Regardless, the A's ability to consistently have high-performing team's, despite being near the bottom of the MLB in total payroll, forced other franchises to change their approach. A simple example of this change is team's shifting their focus from batting average to on-base plus slugging percentage (OPS) to evaluate hitters. Batting average had become the standard for many years to determine who the best hitters where. It's a simple calculation done by taking the total number of hits a player has divided by the total number of at-bats they have. one problem with this is when a player is walked, hit by a pitch, sacrifice's, or there is a catcher's interference, it doesn't count as an at-bat. On-base percentage (OBP) gives an exact measure of how much a runner gets on-base because it is calculated by taking a player's total number of times reached base, and dividing it by their total number of plate appearances
The other issue with simply using batting average as a means of evaluation is that it doesn't take into account how many bases a player is getting on each hit. Slugging percentage (SLG%) solves this issue by assigning a number to each type of hit: 1 for a single, 2 for a double, 3 for a triple and 4 for a home run, and then dividing this number by the player's total at-bats.
So for example: let's say a player has 23 hits in 100 at-bats. Batting average is simple to find here, as it is simply 23/100 = .230. Not a great batting average when compared to the 2023 MLB average of .248. But let's say in those 100 at-bats they've actually gone to the plate 118 times because they've walked or been hit by a pitch on 18 different occasions, and within those 23 hits they have six home runs, a triple, seven doubles and nine singles. For on-base percentage we would add those 18 trips to the plate the player was hit or walked to his total hits and at-bats. This gives us 41/118, which gives us an OBP of .347, which would indicate the player gets on base at an above average rate compared to the 2023 MLB average of .320.
Now for slugging. We take their total home runs (6) and multiply the value by four, giving us 24. Now we'd take their one triple, multiple by three, and add to the 24, giving us 27. Next we take their total doubles (7) and multiply by two and add that to the 27, giving us 41, and we would finally add nine for their singles, giving us a final value of 50. We would now take 50 and divide it by the at-bats (not plate appearances), which would give us a SLG% of .500. By adding this to our previously found OBP of .347, we find this player would have an OPS of .847. Once again, if we compare the SLG% and OPS of this player to the 2023 MLB averages, we would once again find that they are an above average hitter, with those marks coming in at .414, and .734, respectively.
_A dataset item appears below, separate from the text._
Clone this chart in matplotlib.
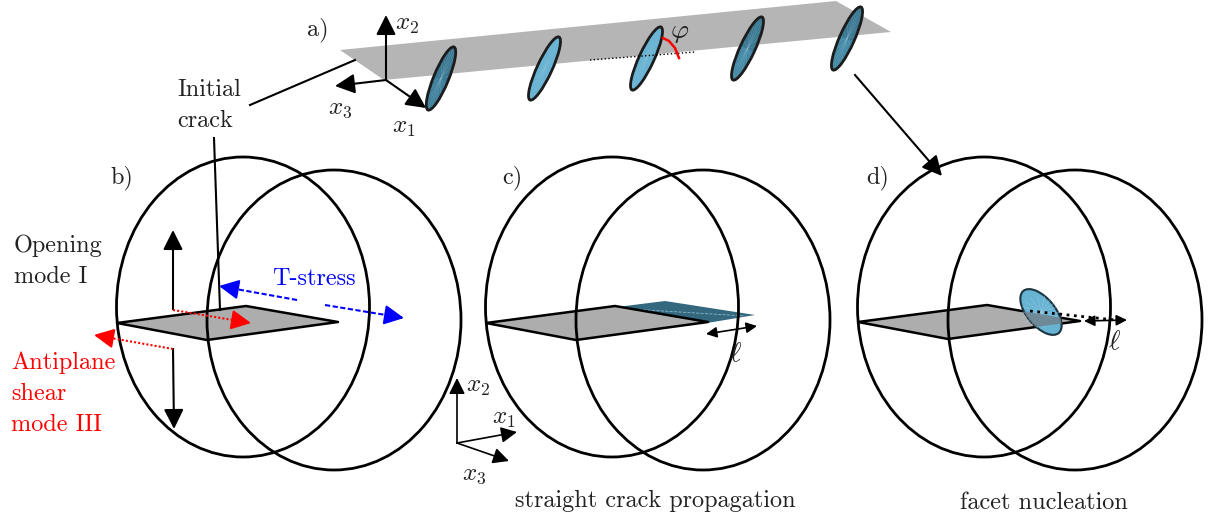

With this quick break down it's undeniable that analytics tell a better overall story about how players and teams value's. But despite these formulas and equations that can calculate things so accurately, baseball is still unpredictable. Every year there's a team that falls short of expectations, like last season's San Diego Padres, who analytically speaking were one of the best and most well-rounded teams in baseball. So are these equations flawed?
No, but perhaps the interpretation of how analytics should be applied is. I don't remember much from my AP Psychology class Junior year of high school, but the one thing that has been engrained in my brain all this time is "correlation does not equal causation". Baseball front office guru's must've not had Mr. Etheridge at La Costa Canyon High School, because baseball has embraced the opposite.
Former big league catcher, and World Series champion, AJ Pierzynski was mentioning on his podcast, "Foul Territory", that he had interacted with people from within the New York Yankees organization who said the organization trains every player the same way, making exit velocity (how fast the ball comes off a player's bat) and launch angle (the angle the ball comes off the bat) the focal point of their player development. This is because analytics shows a high correlation between a good batting average and balls that are hit hard at a specific launch angle. A great example that was shared was a game the club played during spring training, where player's took at-bats versus a live pitcher, and could only get on base by either drawing a walk, or hitting the ball 95 MPH or harder.
This reveals a dramatic over simplification of analytics. It highlights the biggest problem with simply looking at data to evaluate players: it removes the human element of games played by humans. While hitting the ball hard and at the right trajectory is fantastic, the process to doing it consistently, especially against big league caliber pitching, is much more complex. Players come is different in their physical build and playing abilities, and therefore need to have their own development plan tailored to them. Something that shouldn't be overly difficult with how crowded MLB front office's are now, and the data available.
Analytics should have baseball head's salivating at what they can do in terms of development, because it should give them the opportunity to be more personal and intentional with each player. I'm sure there are team's who use analytics in an extremely detailed way. I also don't mean to be going at the Yankees because I'm not in their organization, so I don't know how factual all that is. Nevertheless, there are several stories you can find if you dig about other organizations as well that share a similar sentiment.
No matter what tool's come along, baseball will always be a heavily situational game. Once again going back to the Padres last season, they were great in almost every significant category besides hitting with runners in scoring position, where the team finished 23rd out of 30 teams, and 19th in runners left in scoring position. Baseball requires the ability to adjust approach and strategic execution to consistently beat high-level team's, and yes, when that is combined with power and guys who take disciplined at-bats, it is the most dangerous.